Assessing Thermodynamic Selectivity of Solid-State Reactions for the Predictive Synthesis of Inorganic Materials

Kavli Affiliate: Kristin A. Persson

| First 5 Authors: Matthew J. McDermott, Brennan C. McBride, Corlyn Regier, Gia Thinh Tran, Yu Chen

| Summary:

Synthesis is a major challenge in the discovery of new inorganic materials.
There is currently limited theoretical rationale for planning optimal
solid-state synthesis procedures that selectively yield desired targets with
minimal impurities.
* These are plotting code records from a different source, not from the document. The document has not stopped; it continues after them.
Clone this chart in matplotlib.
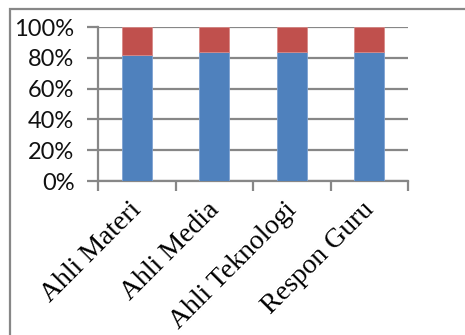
import numpy as np
import matplotlib
matplotlib.use("Agg")
import matplotlib.pyplot as plt
from matplotlib.patches import Rectangle
from matplotlib.ticker import PercentFormatter

# data
kategori = ["Ahli Materi", "Ahli Media", "Ahli Teknologi", "Respon Guru"]
layak = [82, 84, 84, 84]
tidak_layak = [18, 16, 16, 16]

biru = "#4F81BD"
merah = "#C0504D"
abu = "#878787"

fig = plt.figure(figsize=(4.65, 3.35), dpi=100)
ax = fig.add_axes([98 / 465, 1 - 181 / 335, 310 / 465, 154 / 335])

x = np.arange(len(kategori))
ax.bar(x, layak, width=0.39, color=biru, edgecolor="#7FA3D3", linewidth=0.6, zorder=3)
ax.bar(x, tidak_layak, bottom=layak, width=0.39, color=merah, edgecolor="#D88A88",
       linewidth=0.6, zorder=3)

ax.set_xlim(-0.5, len(kategori) - 0.5)
ax.set_ylim(0, 100)
ax.set_yticks(np.arange(0, 101, 20))
ax.yaxis.set_major_formatter(PercentFormatter(decimals=0))
ax.yaxis.grid(True, color=abu, linewidth=1.6, zorder=0)

# tick garis x di batas kategori
ax.set_xticks(np.arange(-0.5, len(kategori)), minor=False)
ax.set_xticklabels([])
ax.set_xticks(x - 0.1, minor=True)
ax.set_xticklabels(kategori, minor=True, rotation=45, ha="right",
                   rotation_mode="anchor", family="Liberation Serif", fontsize=20)
ax.tick_params(axis="x", which="major", length=7, width=1.6, color=abu)
ax.tick_params(axis="x", which="minor", length=0, pad=12)
ax.tick_params(axis="y", length=8, width=1.6, color=abu, labelsize=17, pad=9,
               labelcolor="#111111")
for lab in ax.get_yticklabels():
    lab.set_family("Lato")

for s in ["top", "right"]:
    ax.spines[s].set_visible(False)
for s in ["left", "bottom"]:
    ax.spines[s].set_color(abu)
    ax.spines[s].set_linewidth(1.6)

# bingkai luar
fig.patches.append(Rectangle((10 / 465, -0.1), 1.2, 1.1 - 9 / 335,
                             transform=fig.transFigure, fill=False,
                             edgecolor=abu, linewidth=1.6))

fig.savefig("out.png", dpi=100)
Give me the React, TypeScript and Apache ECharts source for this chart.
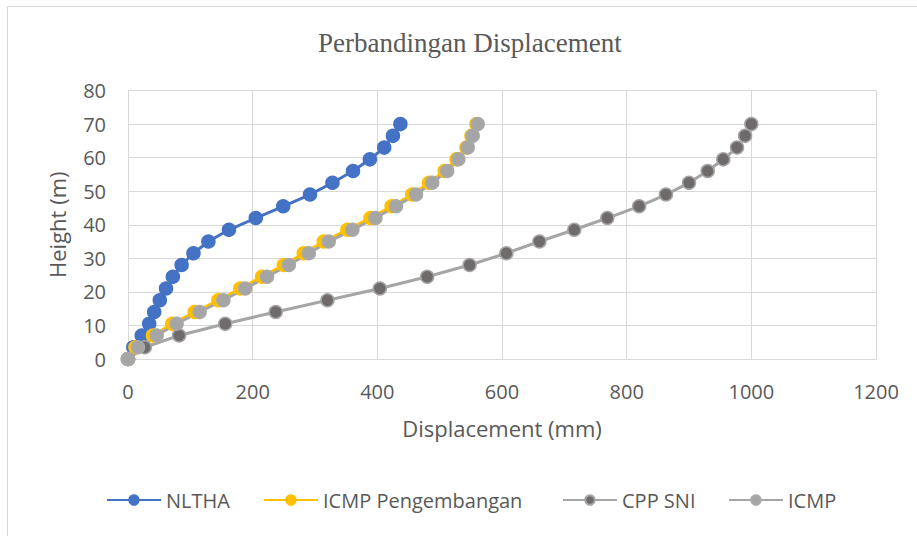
import React, { useEffect, useRef } from "react";
import * as echarts from "echarts";

const heights = [0, 3.5, 7, 10.5, 14, 17.5, 21, 24.5, 28, 31.5, 35, 38.5, 42, 45.5, 49, 52.5, 56, 59.5, 63, 66.5, 70];
const nlthaX = [0, 8.5, 22, 34, 42, 51, 61, 72, 86, 105, 129, 162, 205, 249, 292, 328, 361, 388, 411, 425, 437];
const icmpPengX = [0, 12, 40, 71, 107, 145, 180, 215, 250, 282, 314, 352, 389, 423, 456, 483, 508, 527, 543, 551, 559];
const cppSniX = [0, 27, 82, 156, 237, 320, 404, 480, 548, 607, 660, 716, 769, 820, 863, 900, 930, 955, 977, 990, 1000];
const icmpX = [0, 16, 46, 78, 115, 153, 188, 223, 258, 290, 322, 360, 397, 430, 462, 488, 512, 530, 545, 553, 561];

const seriesNames = ["NLTHA", "ICMP Pengembangan", "CPP SNI", "ICMP"];
const legendLefts = [106, 263, 562, 728];

const pair = (xs: number[]) => xs.map((x, i) => [x, heights[i]]);

export default function App() {
  const ref = useRef<HTMLDivElement>(null);
  useEffect(() => {
    const chart = echarts.init(ref.current!, null, { renderer: "svg" });
    const txt = "#595959";
    const sans = "'Open Sans', 'Noto Sans', sans-serif";
    const styles = [
      { line: "#4472C4", fill: "#4472C4", border: "#4472C4" },
      { line: "#FFC000", fill: "#FFC000", border: "#FFC000" },
      { line: "#A5A5A5", fill: "#6F6B6B", border: "#A5A5A5" },
      { line: "#A5A5A5", fill: "#A5A5A5", border: "#A9A9A9" },
    ];
    const datas = [nlthaX, icmpPengX, cppSniX, icmpX];
    chart.setOption({
      animation: false,
      backgroundColor: "#ffffff",
      title: {
        text: "Perbandingan Displacement",
        left: 318,
        top: 29,
        padding: 0,
        textStyle: { fontFamily: "'Liberation Serif', 'Times New Roman', serif", fontSize: 27, fontWeight: "normal", color: txt },
      },
      graphic: [
        {
          type: "rect",
          shape: { x: 7.5, y: 6.5, width: 1000, height: 1000 },
          style: { fill: "none", stroke: "#d9d9d9", lineWidth: 1 },
          silent: true,
        },
      ],
      grid: { left: 128, right: 41, top: 90.5, bottom: 177, containLabel: false },
      legend: seriesNames.map((n, i) => ({
        data: [n],
        left: legendLefts[i],
        top: 490,
        padding: 0,
        itemWidth: 54,
        itemHeight: 12,
        itemGap: 5,
        textStyle: { fontFamily: sans, fontSize: 20, color: txt },
      })),
      xAxis: {
        type: "value",
        min: 0,
        max: 1200,
        interval: 200,
        name: "Displacement (mm)",
        nameLocation: "middle",
        nameGap: 58,
        nameTextStyle: { fontFamily: sans, fontSize: 22, color: txt },
        axisLine: { show: true, lineStyle: { color: "#d9d9d9", width: 1 } },
        axisTick: { show: false },
        axisLabel: { margin: 22, fontFamily: sans, fontSize: 20, color: txt, formatter: (v: number) => String(v) },
        splitLine: { show: true, lineStyle: { color: "#d9d9d9", width: 1 } },
      },
      yAxis: {
        type: "value",
        min: 0,
        max: 80,
        interval: 10,
        name: "Height (m)",
        nameLocation: "middle",
        nameGap: 60,
        nameRotate: 90,
        nameTextStyle: { fontFamily: sans, fontSize: 22, color: txt },
        axisLine: { show: false },
        axisTick: { show: false },
        axisLabel: { margin: 22, fontFamily: sans, fontSize: 20, color: txt, formatter: (v: number) => String(v) },
        splitLine: { show: true, lineStyle: { color: "#d9d9d9", width: 1 } },
      },
      series: seriesNames.map((n, i) => ({
        name: n,
        type: "line",
        data: pair(datas[i]),
        symbol: "circle",
        symbolSize: 13,
        showSymbol: true,
        lineStyle: { color: styles[i].line, width: 3 },
        itemStyle: { color: styles[i].fill, borderColor: styles[i].border, borderWidth: 1.5 },
        emphasis: { disabled: true },
      })),
    });
    return () => chart.dispose();
  }, []);
  return <div ref={ref} style={{ position: "fixed", left: 0, top: 0, width: 917, height: 536 }} />;
}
Using an interface reaction model, we propose two
selectivity metrics — primary and secondary competition — to measure the
favorability of target and impurity phase formation in solid-state reactions.
We first apply these metrics to assess the selectivity of 3,520 solid-state
synthesis recipes extracted from the scientific literature, comparing the
thermodynamic optimality of various approaches to popular targets (e.g.,
LiMn$_2$O$_4$, LiFePO$_4$) under our framework. Secondly, we implement these
metrics in a data-driven synthesis planning workflow and test its use in
suggesting synthetic routes to barium titanate (BaTiO$_3$). From an 18-element
chemical reaction network created with first-principles materials thermodynamic
data from the Materials Project, we identify 82,985 synthesis reactions for
BaTiO$_3$ and select nine to test experimentally, characterizing their reaction
pathways using ex post facto synchrotron powder X-ray diffraction over a wide
range of temperatures. Analysis of experimental results indicates that our
proposed selectivity metrics correlate with observed target and impurity
formation. We identify two favorably predicted reactions with unconventional
BaS/BaCl$_2$ and Na$_2$TiO$_3$ precursors that yield BaTiO$_3$ more rapidly and
with fewer impurities than conventional solid-state approaches. Altogether, our
framework serves as a foundation for the predictive synthesis of inorganic
materials, facilitating the optimization of existing synthesis approaches and
the design of syntheses to novel materials, including those that cannot be
easily made from conventional "off-the-shelf" precursors.